Managers cut Europe equities exposure as earnings disappoint

Fund managers have slashed exposure to European equities amidst signs of economic weakness in the region and earnings forecasts disappoint, according to the latest Bank of America Merrill Lynch survey.

The August survey of global fund managers found that overweight positions to eurozone equities stood at 13 per cent marking a 22 per cent drop from the previous month and the biggest month-on-month drop in the last three years.

This pull back also puts allocations to the asset class back in-line with its 10 year average.

A total 4 per cent of global investors now say they would underweight Europe over any other region, the survey adds. This compares to the net 10 per cent who said they would overweight the region only last month.
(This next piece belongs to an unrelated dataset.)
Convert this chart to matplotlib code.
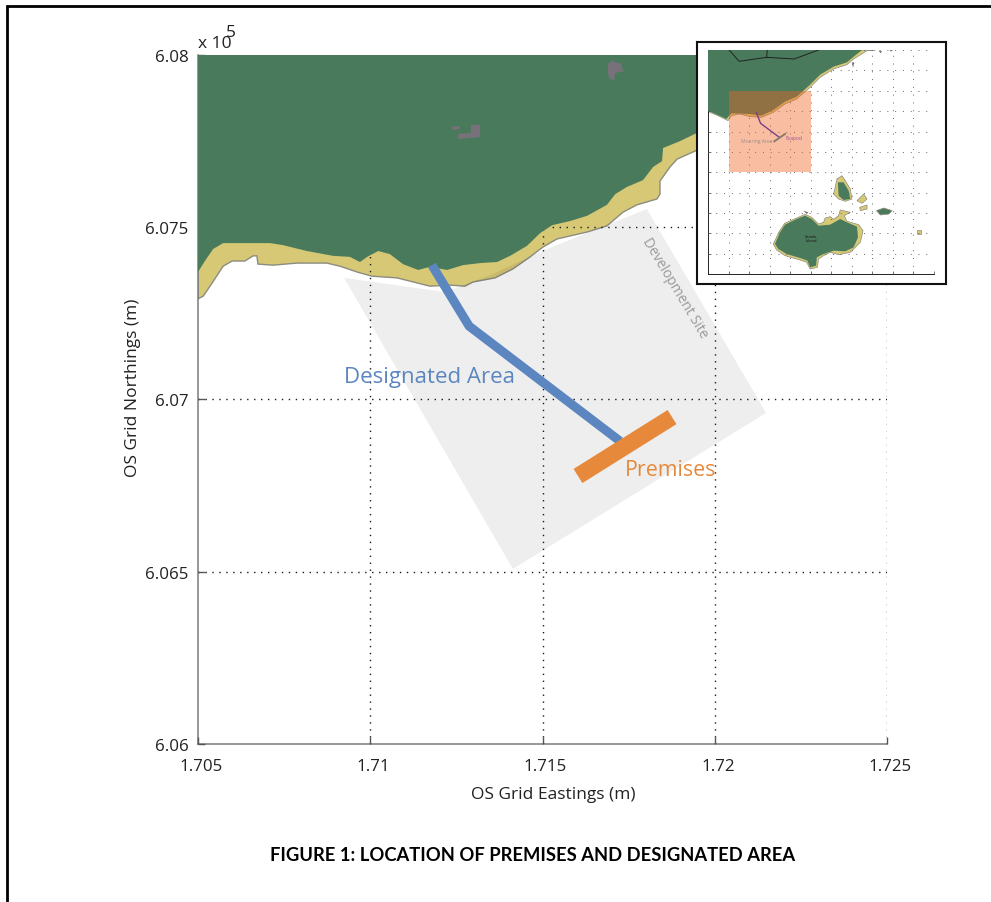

This drop in sentiment follows concerns over the outlook for earnings growth in the currency bloc coupled with “growing signs of softness in economic data” in both the core and peripheral Europe, according to BofA ML European equity strategist Manish Kabra.

Confidence in European profit forecasts has fallen by 24 per cent since July, a record one-month change in sentiment, with 30 per cent of global investors now stating that the twelve-month profit outlook is worse in Europe than in any other region.

BofA ML says this rapid shift in sentiment suggests that the “love affair with the eurozone is no more” with Kabra expecting ”further de-risking to come.”  

However confidence in economic recovery within the eurozone still emains in positive territory despite a pull back in the latest survey, it adds, with a net 47 per cent expecting economic growth to improve compared to 58 per cent in the July survey.

Global investors also showed signs of optimism around the outlook for inflation in the eurozone. A net 50 per cent of investors expect inflation to rise over the next twelve months, up from 42 per cent last month.